そうそう稽古見学会の様子も映し出されて、終わったあと、
タオルを首にかけながら、グレーのTシャツを無造作に着て表れる小栗くんとか。
小栗くんは全然ラフな雰囲気(頭、ボサボサとか、足をボリボリ掻いていたりとか)
だったり、コツンと蜷川さんに頭をたたかれる小栗くんの笑顔とか、
悩める、焦る表情、ふとした美しい横顔、ハッとするような白い肌、
負けず嫌いな瞳、白いタンクトップから見える、
ほどよい筋肉のついた綺麗な肩、鎖骨、腕、ひときわ高い背、
やっぱり目をひく、綺麗な男の子だなあって思ったり。
それとともに、彼の真摯に向かっていく攻めていく気持ちの清々しさに、
感動しながら見ていました。


そして舞台の様子もちょくちょく映ったので、思い出してはまたどきどきしていて、
最後は初日、舞台へ向かう役者さんたち、走りぬけるアンティフォラス。
それから終わった後、「よかったよかった」と二人で言いあいながら抱き合う、
小栗くんと蜷川さん。そのときの小栗くんの笑顔が最高に素敵で、
小栗くんは努力の人なんだなあとか、まわりの彼への期待のかけ方と、
こんなにも温かく、時には厳しく彼を育てようとしている思いとか、
こうやって「間違いの喜劇」は出来上がって、私たちに幸せをくれたんだって思うと、
心にたくさんたくさん響いてきて、胸がいっぱいになってしまいました。
とてもいい番組だったと思います。


“基礎的なことをやっていないと表現者は長生きしない。
それをやっていないとメディアや、観客に食い荒らされ、捨てられる。
そうならないために、小栗に基礎的栄養を与えてるんだ。

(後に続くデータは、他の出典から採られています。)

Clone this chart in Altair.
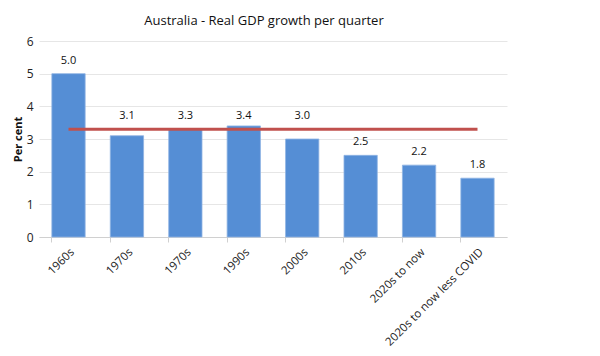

”
小栗くん、23歳のときですね。
ちょうど「間違いの喜劇」稽古中に23歳のお誕生日を迎えていました。
そういう基礎を蜷川さんに教えていただいたからこそ、
今でも小栗くんは活躍できているのだと思います。
俳優小栗くん本人を大切に思ってくださっていることが、
凄く伝わってきて、胸が熱くなりますね。
蜷川さんには本当に感謝の思いでいっぱいです。
また蜷川さんのもとで、できたらシェイクスピアを演じてほしいなあと思います。